:: REQUIRED WORK ::
Nothing should be output except the lines from the one containing "Give me the" through the one containing "from matplotlib.patches import Patch", both ends included, each repeated exactly.

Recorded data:
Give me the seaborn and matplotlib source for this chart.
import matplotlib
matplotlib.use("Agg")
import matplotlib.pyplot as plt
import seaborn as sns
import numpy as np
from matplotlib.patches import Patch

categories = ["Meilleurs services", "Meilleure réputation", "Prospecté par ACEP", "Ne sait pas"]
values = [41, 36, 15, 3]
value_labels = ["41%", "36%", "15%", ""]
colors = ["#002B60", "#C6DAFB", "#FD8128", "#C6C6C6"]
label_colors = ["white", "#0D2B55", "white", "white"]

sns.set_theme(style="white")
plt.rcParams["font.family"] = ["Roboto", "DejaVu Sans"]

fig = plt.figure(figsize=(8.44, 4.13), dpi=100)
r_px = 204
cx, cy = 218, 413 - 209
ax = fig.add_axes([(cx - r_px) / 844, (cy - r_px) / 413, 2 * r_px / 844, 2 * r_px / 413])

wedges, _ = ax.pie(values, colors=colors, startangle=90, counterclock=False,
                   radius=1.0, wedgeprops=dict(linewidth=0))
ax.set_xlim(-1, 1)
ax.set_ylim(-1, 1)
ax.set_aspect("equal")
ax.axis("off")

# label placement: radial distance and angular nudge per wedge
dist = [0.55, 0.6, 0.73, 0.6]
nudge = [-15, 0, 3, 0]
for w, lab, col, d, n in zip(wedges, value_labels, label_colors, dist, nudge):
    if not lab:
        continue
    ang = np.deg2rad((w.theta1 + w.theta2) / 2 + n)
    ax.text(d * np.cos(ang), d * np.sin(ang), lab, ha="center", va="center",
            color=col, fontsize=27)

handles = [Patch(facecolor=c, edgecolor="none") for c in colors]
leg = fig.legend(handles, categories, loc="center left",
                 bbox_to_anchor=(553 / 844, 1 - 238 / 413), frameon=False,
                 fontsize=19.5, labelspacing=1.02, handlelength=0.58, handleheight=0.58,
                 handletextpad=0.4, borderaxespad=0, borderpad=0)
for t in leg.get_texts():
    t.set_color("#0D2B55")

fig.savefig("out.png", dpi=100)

...

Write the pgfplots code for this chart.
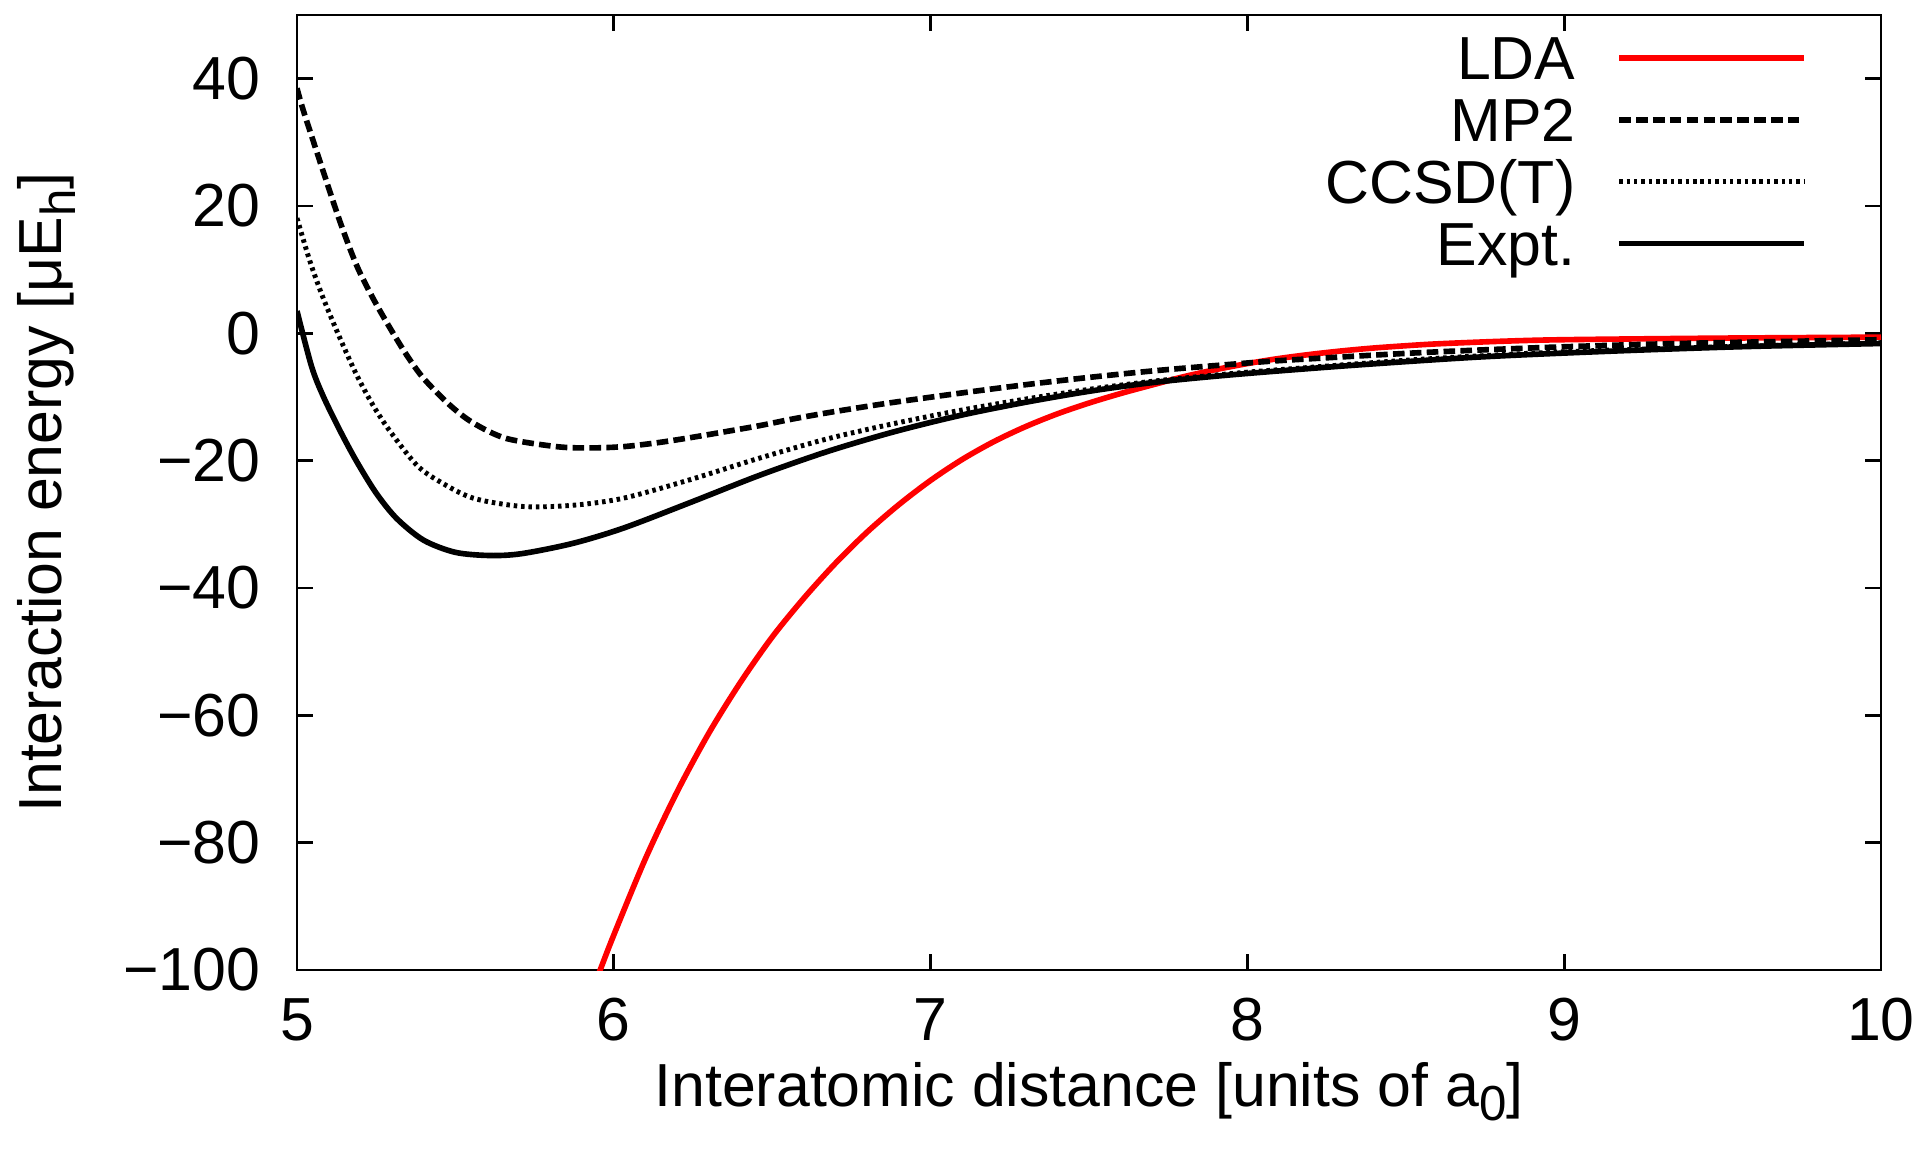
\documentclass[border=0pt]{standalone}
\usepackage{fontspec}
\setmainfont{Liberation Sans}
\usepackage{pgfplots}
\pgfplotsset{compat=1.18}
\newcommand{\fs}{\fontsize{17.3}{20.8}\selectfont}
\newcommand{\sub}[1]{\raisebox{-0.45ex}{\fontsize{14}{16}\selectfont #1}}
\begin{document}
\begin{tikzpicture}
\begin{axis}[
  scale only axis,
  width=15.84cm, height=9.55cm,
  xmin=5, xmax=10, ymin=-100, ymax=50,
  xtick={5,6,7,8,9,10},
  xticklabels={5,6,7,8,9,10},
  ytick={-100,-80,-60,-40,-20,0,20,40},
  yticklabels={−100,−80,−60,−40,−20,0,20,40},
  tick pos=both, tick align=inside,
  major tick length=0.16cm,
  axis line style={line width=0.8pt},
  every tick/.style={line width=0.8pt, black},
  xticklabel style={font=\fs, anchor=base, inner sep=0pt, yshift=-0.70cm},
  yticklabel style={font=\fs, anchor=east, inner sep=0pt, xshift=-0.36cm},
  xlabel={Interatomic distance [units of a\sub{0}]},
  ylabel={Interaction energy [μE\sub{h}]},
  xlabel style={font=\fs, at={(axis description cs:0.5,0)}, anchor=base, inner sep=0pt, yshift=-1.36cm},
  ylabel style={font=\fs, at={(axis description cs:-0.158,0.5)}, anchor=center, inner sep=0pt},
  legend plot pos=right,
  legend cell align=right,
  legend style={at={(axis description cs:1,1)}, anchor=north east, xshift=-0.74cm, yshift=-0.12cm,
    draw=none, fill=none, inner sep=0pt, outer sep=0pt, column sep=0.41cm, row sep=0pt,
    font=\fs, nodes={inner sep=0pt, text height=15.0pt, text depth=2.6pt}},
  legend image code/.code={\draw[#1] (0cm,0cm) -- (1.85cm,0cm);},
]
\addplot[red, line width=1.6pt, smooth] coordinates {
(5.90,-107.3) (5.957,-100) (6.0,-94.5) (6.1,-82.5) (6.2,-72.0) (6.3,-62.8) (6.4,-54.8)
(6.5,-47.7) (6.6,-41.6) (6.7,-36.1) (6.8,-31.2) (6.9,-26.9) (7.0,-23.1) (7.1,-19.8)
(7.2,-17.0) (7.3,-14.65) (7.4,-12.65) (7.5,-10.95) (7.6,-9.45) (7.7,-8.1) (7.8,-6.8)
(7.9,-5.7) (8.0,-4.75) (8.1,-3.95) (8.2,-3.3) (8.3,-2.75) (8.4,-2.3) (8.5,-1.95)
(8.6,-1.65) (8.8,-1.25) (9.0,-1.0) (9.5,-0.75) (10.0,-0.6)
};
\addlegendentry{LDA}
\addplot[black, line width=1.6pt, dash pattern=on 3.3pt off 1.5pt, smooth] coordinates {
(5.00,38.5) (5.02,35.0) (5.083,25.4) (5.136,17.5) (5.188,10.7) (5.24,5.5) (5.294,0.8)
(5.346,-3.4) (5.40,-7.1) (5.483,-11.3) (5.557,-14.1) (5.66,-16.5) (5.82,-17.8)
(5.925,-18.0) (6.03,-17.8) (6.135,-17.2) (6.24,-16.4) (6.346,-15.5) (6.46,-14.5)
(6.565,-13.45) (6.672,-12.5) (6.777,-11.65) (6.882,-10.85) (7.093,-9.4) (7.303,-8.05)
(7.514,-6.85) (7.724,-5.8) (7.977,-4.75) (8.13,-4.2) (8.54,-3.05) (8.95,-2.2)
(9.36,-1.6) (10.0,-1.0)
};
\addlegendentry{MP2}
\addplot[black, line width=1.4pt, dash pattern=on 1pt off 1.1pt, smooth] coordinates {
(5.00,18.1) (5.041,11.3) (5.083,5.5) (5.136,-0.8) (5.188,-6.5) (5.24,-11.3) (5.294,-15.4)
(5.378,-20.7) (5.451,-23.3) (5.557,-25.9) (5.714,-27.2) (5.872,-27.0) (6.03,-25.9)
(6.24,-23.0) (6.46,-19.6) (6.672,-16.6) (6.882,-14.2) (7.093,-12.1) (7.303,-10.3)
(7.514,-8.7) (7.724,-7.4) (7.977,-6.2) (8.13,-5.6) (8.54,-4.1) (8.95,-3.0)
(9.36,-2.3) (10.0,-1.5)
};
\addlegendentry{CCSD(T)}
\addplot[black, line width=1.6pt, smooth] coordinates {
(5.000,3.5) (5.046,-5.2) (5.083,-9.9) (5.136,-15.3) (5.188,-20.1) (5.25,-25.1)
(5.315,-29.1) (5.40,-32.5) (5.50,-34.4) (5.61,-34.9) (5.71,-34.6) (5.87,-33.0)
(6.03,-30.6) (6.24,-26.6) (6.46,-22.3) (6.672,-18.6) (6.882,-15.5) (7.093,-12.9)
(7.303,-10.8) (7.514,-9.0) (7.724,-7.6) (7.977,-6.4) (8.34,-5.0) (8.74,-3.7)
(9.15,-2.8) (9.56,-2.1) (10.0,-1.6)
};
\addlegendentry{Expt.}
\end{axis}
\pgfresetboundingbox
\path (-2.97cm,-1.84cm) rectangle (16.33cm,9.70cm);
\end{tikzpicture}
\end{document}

:: ANSWER TO THE EXERCISE ::
Give me the seaborn and matplotlib source for this chart.
import matplotlib
matplotlib.use("Agg")
import matplotlib.pyplot as plt
import seaborn as sns
import numpy as np
from matplotlib.patches import Patch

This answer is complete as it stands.